MUSIM hujan telah dimulai pada Desember 2000 itu. Ricky Dajo masuk hutan Papua untuk menemui Kelly Kwalik, mungkin salah seorang pemimpin Organisasi Papua Merdeka (OPM) yang paling terkenal, pada dasawarsa 1990-zn. MetroTV, stasiun televisi tempat Dajo bekerja, ingin menayangkan wawancara istimewa dengan Kwalik.
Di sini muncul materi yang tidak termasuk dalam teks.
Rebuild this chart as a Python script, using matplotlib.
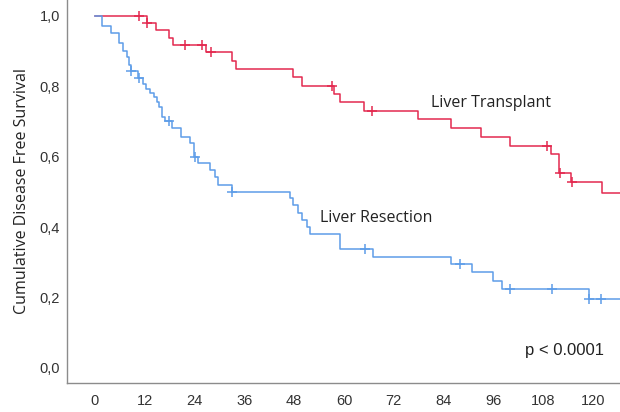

Mula-mula Dajo berusaha menjalin hubungan dengan jaringan Kwalik. Orang-orang Kwalik tak langsung membuka jalan untuknya. Mereka mencurigai Dajo dan memberi syarat. Orang-orang ini bersedia membawa Dajo pada Kwalik asal ia bersedia membayar upeti sebesar Rp 6 juta. Uang sejumlah ini tidaklah sedikit untuk ukuran peradaban di luar hutan sekalipun. Dajo tak mau menyerah begitu saja. Ia menawar sampai Rp 1,5 juta. Tentu orang-orang Kwalik keberatan. Tawar-menawar berjalan alot dan melelahkan, sampai kesepakatan dicapai. Mereka sepakat pada angka tersebut. Dajo pun bisa menarik nafas lega.

Pada 13 Desember 2000 orang-orang Kwalik membawa Dajo dan Budiono, reporter MetroTV, menuju ke Mapuru Jaya, sebuah dermaga perahu mesin. Sesampai di dermaga, mereka menemukan perahu mesin dalam keadaan terkunci. Tangki bahan bakarnya pun kosong. Dajo kecewa, tak bisa berbuat apa-apa, lalu memutuskan kembali ke Timika.

Langkah pertama gagal, pikirnya, kesal. Tapi, Dajo pantang surut langkah. Ia kembali berunding dengan orang-orang Kwalik. Mereka sepakat berangkat ke hutan keesokan harinya. Kali ini Dajo sendirian, karena Budiono sudah kembali ke Jayapura, ibukota provinsi Papua.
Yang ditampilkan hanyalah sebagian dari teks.